Monday, January 17, 2011

Bienvenue Bluie!

Welcome to the family, petite chou!
This holiday season, through a combination of comparison shopping, lurking in cooking stores, and fortuitous receipt of gift cards, I made a longtime dream come true. I bought a 4.5 quart cobalt blue French oven from Le Creuset.

There was my new baby, all round and smooth and perfectly blue! What would I do to welcome her to the family?

I knew: I’d make cassoulet from Mastering the Art of French Cooking. No, I had never made it before. But it’s one of my favorite kinds of food: making it once is like making four other different things! Twice!! And I would get to put Bluie through her paces.

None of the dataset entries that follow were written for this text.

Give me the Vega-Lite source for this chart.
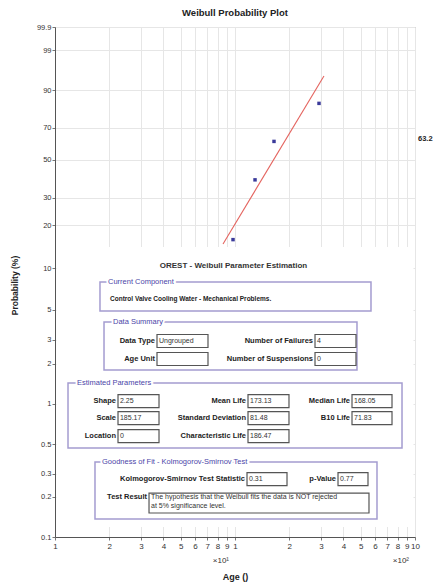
{
  "$schema": "https://vega.github.io/schema/vega-lite/v6.json",
  "width": 360,
  "height": 510,
  "autosize": {"type": "none"},
  "padding": {"left": 55, "top": 27, "right": 20, "bottom": 46},
  "title": {"text": "Weibull Probability Plot", "fontSize": 9.5, "fontWeight": "bold", "baseline": "middle", "offset": 1, "color": "#222"},
  "config": {
    "font": "Liberation Sans",
    "view": {"stroke": "#999", "strokeWidth": 1}
  },
  "data": {"values": [
    {"set": "point", "age": 97.5, "prob": 15.91},
    {"set": "point", "age": 129.2, "prob": 38.64},
    {"set": "point", "age": 164.7, "prob": 61.36},
    {"set": "point", "age": 292.9, "prob": 84.09},
    {"set": "fit", "age": 85.8, "prob": 14.85},
    {"set": "fit", "age": 312, "prob": 94.79},
    {"set": "panel", "age": 10.19, "age2": 981, "prob": 14.14, "prob2": 0.1188},
    {"set": "group", "age": 17.78, "age2": 569.5, "prob": 7.973, "prob2": 4.903},
    {"set": "group", "age": 18.72, "age2": 476.1, "prob": 4.069, "prob2": 1.792},
    {"set": "group", "age": 11.81, "age2": 846.9, "prob": 1.434, "prob2": 0.4665},
    {"set": "group", "age": 16.68, "age2": 615.0, "prob": 0.3661, "prob2": 0.1365},
    {"set": "glabel", "label": "Current Component", "age": 19.70, "prob": 7.973},
    {"set": "glabel", "label": "Data Summary", "age": 21.00, "prob": 4.069},
    {"set": "glabel", "label": "Estimated Parameters", "age": 13.25, "prob": 1.434},
    {"set": "glabel", "label": "Goodness of Fit - Kolmogorov-Smirnov Test", "age": 18.24, "prob": 0.3661},
    {"set": "fbox", "age": 36.87, "age2": 70.79, "prob": 3.291, "prob2": 2.635},
    {"set": "fbox", "age": 278.3, "age2": 470.1, "prob": 3.291, "prob2": 2.635},
    {"set": "fbox", "age": 36.87, "age2": 70.79, "prob": 2.419, "prob2": 1.936},
    {"set": "fbox", "age": 278.3, "age2": 470.1, "prob": 2.419, "prob2": 1.936},
    {"set": "fbox", "age": 22.39, "age2": 37.83, "prob": 1.175, "prob2": 0.939},
    {"set": "fbox", "age": 118.1, "age2": 199.5, "prob": 1.175, "prob2": 0.939},
    {"set": "fbox", "age": 446.7, "age2": 745.2, "prob": 1.175, "prob2": 0.939},
    {"set": "fbox", "age": 22.39, "age2": 37.83, "prob": 0.8764, "prob2": 0.7002},
    {"set": "fbox", "age": 118.1, "age2": 199.5, "prob": 0.8764, "prob2": 0.7002},
    {"set": "fbox", "age": 446.7, "age2": 745.2, "prob": 0.8764, "prob2": 0.7002},
    {"set": "fbox", "age": 22.39, "age2": 37.83, "prob": 0.6423, "prob2": 0.513},
    {"set": "fbox", "age": 118.1, "age2": 199.5, "prob": 0.6423, "prob2": 0.513},
    {"set": "fbox", "age": 116.6, "age2": 194.5, "prob": 0.3052, "prob2": 0.2437},
    {"set": "fbox", "age": 373.5, "age2": 548.1, "prob": 0.3052, "prob2": 0.2437},
    {"set": "fbox", "age": 33.29, "age2": 555.1, "prob": 0.2141, "prob2": 0.1515},
    {"set": "flabel", "label": "Data Type", "age": 35.94, "prob": 2.945},
    {"set": "flabel", "label": "Number of Failures", "age": 271.3, "prob": 2.945},
    {"set": "flabel", "label": "Age Unit", "age": 35.94, "prob": 2.164},
    {"set": "flabel", "label": "Number of Suspensions", "age": 271.3, "prob": 2.164},
    {"set": "flabel", "label": "Shape", "age": 21.82, "prob": 1.05},
    {"set": "flabel", "label": "Mean Life", "age": 115.1, "prob": 1.05},
    {"set": "flabel", "label": "Median Life", "age": 435.5, "prob": 1.05},
    {"set": "flabel", "label": "Scale", "age": 21.82, "prob": 0.7834},
    {"set": "flabel", "label": "Standard Deviation", "age": 115.1, "prob": 0.7834},
    {"set": "flabel", "label": "B10 Life", "age": 435.5, "prob": 0.7834},
    {"set": "flabel", "label": "Location", "age": 21.82, "prob": 0.574},
    {"set": "flabel", "label": "Characteristic Life", "age": 115.1, "prob": 0.574},
    {"set": "flabel", "label": "Kolmogorov-Smirnov Test Statistic", "age": 113.6, "prob": 0.2727},
    {"set": "flabel", "label": "p-Value", "age": 364.0, "prob": 0.2727},
    {"set": "flabel", "label": "Test Result", "age": 32.44, "prob": 0.1998},
    {"set": "fvalue", "label": "Ungrouped", "age": 37.83, "prob": 2.945},
    {"set": "fvalue", "label": "4", "age": 285.5, "prob": 2.945},
    {"set": "fvalue", "label": "0", "age": 285.5, "prob": 2.164},
    {"set": "fvalue", "label": "2.25", "age": 22.96, "prob": 1.05},
    {"set": "fvalue", "label": "173.13", "age": 121.2, "prob": 1.05},
    {"set": "fvalue", "label": "168.05", "age": 458.3, "prob": 1.05},
    {"set": "fvalue", "label": "185.17", "age": 22.96, "prob": 0.7834},
    {"set": "fvalue", "label": "81.48", "age": 121.2, "prob": 0.7834},
    {"set": "fvalue", "label": "71.83", "age": 458.3, "prob": 0.7834},
    {"set": "fvalue", "label": "0", "age": 22.96, "prob": 0.574},
    {"set": "fvalue", "label": "186.47", "age": 121.2, "prob": 0.574},
    {"set": "fvalue", "label": "0.31", "age": 119.6, "prob": 0.2727},
    {"set": "fvalue", "label": "0.77", "age": 383.1, "prob": 0.2727},
    {"set": "fvalue", "label": "The hypothesis that the Weibull fits the data is NOT rejected", "age": 34.15, "prob": 0.1998},
    {"set": "fvalue", "label": "at 5% significance level.", "age": 34.15, "prob": 0.171},
    {"set": "plain", "label": "Control Valve Cooling Water - Mechanical Problems.", "age": 20.21, "prob": 6.002},
    {"set": "ptitle", "label": "OREST - Weibull Parameter Estimation", "age": 98.1, "prob": 10.39},
    {"set": "right", "label": "63.2", "age": 1000, "prob": 63.2},
    {"set": "xmult", "label": "×10¹", "age": 100, "prob": 0.1},
    {"set": "xmult", "label": "×10²", "age": 1000, "prob": 0.1}
  ]},
  "transform": [
    {"calculate": "log(-log(1 - datum.prob / 100))", "as": "w"},
    {"calculate": "isValid(datum.prob2) ? log(-log(1 - datum.prob2 / 100)) : null", "as": "w2"}
  ],
  "encoding": {
    "x": {
      "field": "age", "type": "quantitative",
      "scale": {"type": "log", "domain": [10, 1000], "nice": false},
      "axis": {
        "values": [10, 20, 30, 40, 50, 60, 70, 80, 90, 100, 200, 300, 400, 500, 600, 700, 800, 900, 1000],
        "labelExpr": "datum.value < 100 ? format(datum.value / 10, 'd') : (datum.value == 100 ? '1' : format(datum.value / 100, 'd'))",
        "grid": true, "gridColor": "#e6e6e6", "gridWidth": 1,
        "tickSize": 3, "tickColor": "#777", "domainColor": "#555",
        "labelFontSize": 8, "labelColor": "#333", "labelPadding": 2,
        "labelOverlap": false, "labelFlush": false,
        "titleFontSize": 9, "titleFontWeight": "bold", "titleColor": "#222",
        "titleY": 39, "titleBaseline": "middle"
      },
      "title": "Age ()"
    },
    "y": {
      "field": "w", "type": "quantitative",
      "scale": {"domain": [-6.90726, 1.93264], "nice": false, "zero": false},
      "axis": {
        "values": [-6.90726, -6.21361, -5.80763, -5.29583, -4.60015, -3.90194, -3.49137, -2.9702, -2.25037, -1.49994, -1.03093, -0.36651, 0.18563, 0.83403, 1.52718, 1.93264],
        "labelExpr": "format(100 * (1 - exp(-exp(datum.value))), '.3~g')",
        "grid": true, "gridColor": "#e6e6e6", "gridWidth": 1,
        "tickSize": 3, "tickColor": "#777", "domainColor": "#555",
        "labelFontSize": 7.5, "labelColor": "#333", "labelPadding": 1,
        "labelOverlap": false, "labelFlush": false,
        "titleFontSize": 8.5, "titleFontWeight": "bold", "titleColor": "#222",
        "titleX": -41, "titleY": 258, "titleAlign": "center", "titleBaseline": "middle", "titleAngle": -90
      },
      "title": "Probability (%)"
    }
  },
  "layer": [
    {
      "transform": [{"filter": "datum.set == 'panel'"}],
      "mark": {"type": "rect", "fill": "white", "stroke": null},
      "encoding": {"x2": {"field": "age2"}, "y2": {"field": "w2"}}
    },
    {
      "transform": [{"filter": "datum.set == 'fit'"}],
      "mark": {"type": "line", "color": "#e4645f", "strokeWidth": 1.1},
      "encoding": {}
    },
    {
      "transform": [{"filter": "datum.set == 'point'"}],
      "mark": {"type": "point", "shape": "square", "filled": true, "color": "#3a3a9a", "size": 12, "opacity": 1},
      "encoding": {}
    },
    {
      "transform": [{"filter": "datum.set == 'group'"}],
      "mark": {"type": "rect", "fill": null, "stroke": "#a49cd0", "strokeWidth": 1.5},
      "encoding": {"x2": {"field": "age2"}, "y2": {"field": "w2"}}
    },
    {
      "transform": [{"filter": "datum.set == 'fbox'"}],
      "mark": {"type": "rect", "fill": "white", "stroke": "#555", "strokeWidth": 1.2},
      "encoding": {"x2": {"field": "age2"}, "y2": {"field": "w2"}}
    },
    {
      "transform": [{"filter": "datum.set == 'glabel'"}],
      "mark": {"type": "text", "align": "left", "baseline": "middle", "fontSize": 7.5, "fill": "white", "stroke": "white", "strokeWidth": 4},
      "encoding": {"text": {"field": "label"}}
    },
    {
      "transform": [{"filter": "datum.set == 'glabel'"}],
      "mark": {"type": "text", "align": "left", "baseline": "middle", "fontSize": 7.5, "color": "#4b45a8"},
      "encoding": {"text": {"field": "label"}}
    },
    {
      "transform": [{"filter": "datum.set == 'ptitle'"}],
      "mark": {"type": "text", "align": "center", "baseline": "middle", "fontSize": 8, "fontWeight": "bold", "color": "#333"},
      "encoding": {"text": {"field": "label"}}
    },
    {
      "transform": [{"filter": "datum.set == 'plain'"}],
      "mark": {"type": "text", "align": "left", "baseline": "middle", "fontSize": 6.5, "fontWeight": "bold", "color": "#222"},
      "encoding": {"text": {"field": "label"}}
    },
    {
      "transform": [{"filter": "datum.set == 'flabel'"}],
      "mark": {"type": "text", "align": "right", "baseline": "middle", "fontSize": 7.5, "fontWeight": "bold", "color": "#222"},
      "encoding": {"text": {"field": "label"}}
    },
    {
      "transform": [{"filter": "datum.set == 'fvalue'"}],
      "mark": {"type": "text", "align": "left", "baseline": "middle", "fontSize": 7, "color": "#333"},
      "encoding": {"text": {"field": "label"}}
    },
    {
      "transform": [{"filter": "datum.set == 'right'"}],
      "mark": {"type": "text", "align": "left", "baseline": "middle", "dx": 3, "fontSize": 7.5, "fontWeight": "bold", "color": "#222"},
      "encoding": {"text": {"field": "label"}}
    },
    {
      "transform": [{"filter": "datum.set == 'xmult'"}],
      "mark": {"type": "text", "align": "right", "baseline": "middle", "dx": -6, "dy": 24, "fontSize": 8, "color": "#333"},
      "encoding": {"text": {"field": "label"}}
    }
  ]
}
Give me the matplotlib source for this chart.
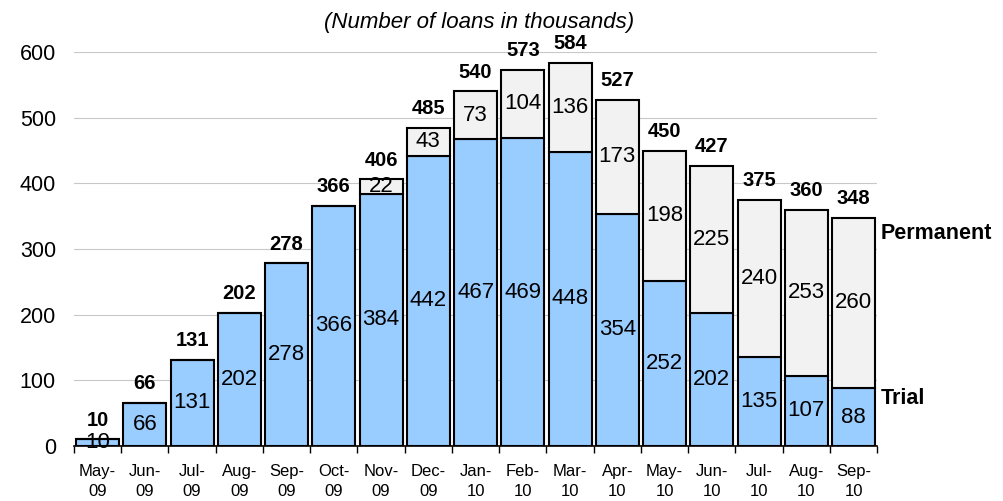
import matplotlib
matplotlib.use("Agg")
import matplotlib.pyplot as plt
import numpy as np

plt.rcParams['font.family'] = ['Liberation Sans', 'DejaVu Sans']

months = ["May-\n09", "Jun-\n09", "Jul-\n09", "Aug-\n09", "Sep-\n09", "Oct-\n09", "Nov-\n09",
          "Dec-\n09", "Jan-\n10", "Feb-\n10", "Mar-\n10", "Apr-\n10", "May-\n10", "Jun-\n10",
          "Jul-\n10", "Aug-\n10", "Sep-\n10"]
trial = [10, 66, 131, 202, 278, 366, 384, 442, 467, 469, 448, 354, 252, 202, 135, 107, 88]
permanent = [0, 0, 0, 0, 0, 0, 22, 43, 73, 104, 136, 173, 198, 225, 240, 253, 260]
totals = [t + p for t, p in zip(trial, permanent)]

fig = plt.figure(figsize=(10.04, 5.01), dpi=100)
ax = fig.add_axes([0.0737, 0.1098, 0.80, 0.7862])

x = np.arange(len(months))
w = 0.91
ax.bar(x, trial, width=w, color="#99CCFF", edgecolor="black", linewidth=1.5, zorder=3)
ax.bar(x, permanent, width=w, bottom=trial, color="#F2F2F2", edgecolor="black", linewidth=1.5, zorder=3)

for i in range(len(x)):
    ax.text(x[i], trial[i] / 2, str(trial[i]), ha="center", va="center", fontsize=16, zorder=4)
    if permanent[i] > 0:
        ax.text(x[i], trial[i] + permanent[i] / 2, str(permanent[i]), ha="center", va="center",
                fontsize=16, zorder=4)
    ax.annotate(str(totals[i]), (x[i], totals[i]), xytext=(0, 10), textcoords="offset points",
                ha="center", va="baseline", fontsize=14.5, fontweight="bold", annotation_clip=False)

ax.set_xlim(-0.5, len(x) - 0.5)
ax.set_ylim(0, 600)
ax.set_yticks(range(0, 601, 100))
ax.yaxis.grid(True, color="#C8C8C8", linewidth=0.8, zorder=0)
ax.set_axisbelow(True)
ax.tick_params(axis="y", length=0, labelsize=15.5, pad=13)

ax.set_xticks(x)
ax.set_xticklabels(months, fontsize=12, linespacing=1.45)
ax.tick_params(axis="x", length=0, pad=13)
ax.set_xticks(np.arange(-0.5, len(x), 1), minor=True)
ax.tick_params(axis="x", which="minor", length=5, width=1, direction="out")

for s in ["left", "right", "top"]:
    ax.spines[s].set_visible(False)
ax.spines["bottom"].set_linewidth(1.2)

ax.text(len(x) - 0.5 + 0.07, 324, "Permanent", ha="left", va="center", fontsize=15.5, fontweight="bold")
ax.text(len(x) - 0.5 + 0.07, 73, "Trial", ha="left", va="center", fontsize=15.5, fontweight="bold")

fig.text(0.477, 0.955, "(Number of loans in thousands)", ha="center", va="center",
         fontsize=16, fontstyle="italic")

fig.savefig("out.png", dpi=100)
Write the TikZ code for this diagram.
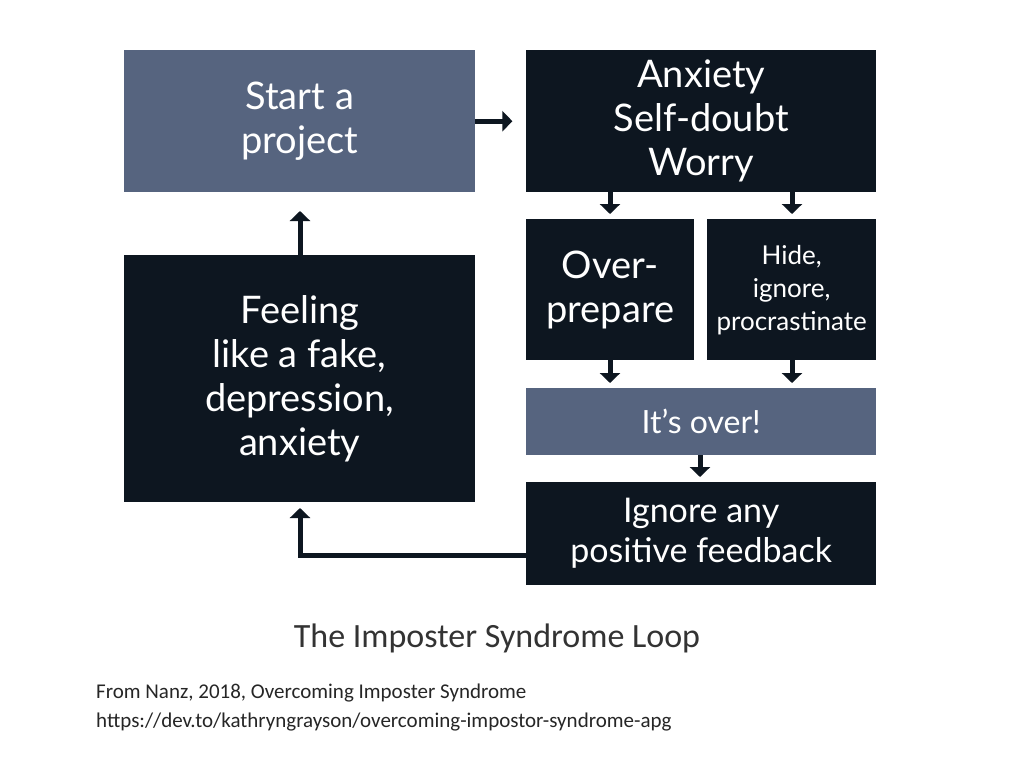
\documentclass[tikz,border=0pt]{standalone}
\usepackage{fontspec}
\setmainfont{Lato}
\newfontfamily\calfont{Carlito}
\usetikzlibrary{arrows.meta}
\definecolor{slate}{HTML}{56647F}
\definecolor{dark}{HTML}{0D1620}
\begin{document}
\begin{tikzpicture}[x=1pt,y=-1pt,
 bx/.style={draw=none,inner sep=0pt,anchor=north west,text=white,align=center,font=\fontsize{38}{44}\selectfont},
 ar/.style={line width=5pt,-{Triangle[length=10pt,width=20pt]},dark}]
\useasboundingbox (0,0) rectangle (1024,768);
\fill[white] (0,0) rectangle (1024,768);
\node[bx,fill=slate,minimum width=351,minimum height=142] (s) at (124,50) {Start a\\project};
\node[bx,fill=dark,minimum width=350,minimum height=142] (a) at (526,50) {Anxiety\\Self-doubt\\Worry};
\node[bx,fill=dark,minimum width=168,minimum height=141] (o) at (526,219) {Over-\\prepare};
\node[bx,fill=dark,minimum width=169,minimum height=141,font=\fontsize{26}{33}\selectfont] (h) at (707,219) {Hide,\\ignore,\\procrastinate};
\node[bx,fill=slate,minimum width=350,minimum height=67,font=\fontsize{32}{38}\selectfont] (i) at (526,388) {It’s over!};
\node[bx,fill=dark,minimum width=350,minimum height=103,font=\fontsize{34}{40}\selectfont] (g) at (526,482) {Ignore any\\positive feedback};
\node[bx,fill=dark,minimum width=351,minimum height=247] (f) at (124,255) {Feeling\\like a fake,\\depression,\\anxiety};
\draw[ar] (s.east) -- ++(37,0);
\draw[ar] (610,192) -- (610,214);
\draw[ar] (792,192) -- (792,214);
\draw[ar] (610,360) -- (610,383);
\draw[ar] (792,360) -- (792,383);
\draw[ar] (700,455) -- (700,477);
\coordinate (c) at (300,555);
\draw[ar] (g.west |- c) -- (c) -- (300,508);
\draw[ar] (300,255) -- (300,211);
\node[font=\calfont\fontsize{34}{40}\selectfont,text=black!80] (t) at (497,638) {The Imposter Syndrome Loop};
\node[font=\calfont\fontsize{21}{29}\selectfont,align=left,anchor=north west,inner sep=0pt,text=black!85] (src) at (96,684) {From Nanz, 2018, Overcoming Imposter Syndrome\\https://dev.to/kathryngrayson/overcoming-impostor-syndrome-apg};
\end{tikzpicture}
\end{document}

First there was shopping. I did not want to use lamb, as Mastering suggests. (My better half does not want to eat anything cute and fluffy.) Goose, duck, and partridge were uncomfortably expensive—especially right after the excesses of Sparklemas. I decided to use pork.


Polish sausage and ham hock
from Tollefson. Pork rind from
Finer Meats.
Even on a regular day, this dish calls for four different kinds of pork: roast, side or salt pork, sausage, and pork rind. I thought a nice, flavorful ham hock would be the perfect economical stand-in for rich duck or goose confit. I went to the Minneapolis Farmers Market to see Dan Tollefson, my favorite pork farmer in the world. He set me up with everything but rind. After calling all over the city, I found it at Finer Meat Company just a few blocks from my house. Who knew that this store was there? And why didn’t they tell me?! Finer Meat has a beautiful array of fresh, smoked, and salted meats. They have a shelf of meat-related groceries. (They have butcher hats on, for crying out loud!) They sold me a half-pound of lovely pork rind for a buck.

I’m not going to recite the recipe, since it is tiresome in its length and also it’s not mine. My Google fu turned up this, which will get you there. Instead of goose, I used a pork roast per Mastering’s original instruction. Instead of lamb, I used a ham hock per my imagination.

First, make a roast. Brown a pork loin and then some onions and carrots. Throw in a bouquet garni, then cover and pop in a 325 degree oven for an hour and a half.







(Just so you know, I used some bean cooking water to wash this tasty brown stuff back into the pot.)







Pork rind: weirdly elegant?
While all that jazz is going down in the oven, time to start the beans. Child specifies the quick-soak method. While the beans soak in their hot bath, freshen the pork rind in two changes of boiling water. Then cut it into quarter-inch dice and simmer it for a half hour. You’re essentially making gelatin here: the softened pork rind will melt to nothing but collagen. It will add velvety body to the finished dish.




All the stuff in the picture to the right, here, has got to get crammed into the same pot to simmer for an hour and a half. Julia wasn’t kidding about an 8-quart pot. I didn’t listen. I’m using the gray pot because Bluie was in the oven during this part.





C'est magnifique! Also I don't
speak French.
While the beans are cooking, or maybe the next day, you can make another meat dish. Mastering has many suggestions, including lamb braised with browned bones that add flavor. I had some meaty pork bones left over from Sparklemas dinner. I browned those in Bluie, then browned two chopped onions and two diced carrots. The bones went back in the pot along with a ham hock, a bottle of Sauvignon Blanc, a can of tomato paste, two bay leaves, four cloves of mashed garlic, and a half teaspoon of thyme. I braised that in the oven for an hour and a half.



Finally, everything is cooked and it smells like a French chophouse in here. Time to assemble...










...and top with crumbs and butter.









After baking it looks... um, it looks rather brown.













But it tastes like the heavenly congress of pork and beans. Which it is!




And though I scrubbed her with an enamel-safe pad and plenty of soap, Bluie has a few brown battle scars on the bottom of her. Ah, c’est la vie, little one. You work hard in this family of pots and pans. You get a mark here, a ding there. But you are no less beloved for it; no less beautiful to me.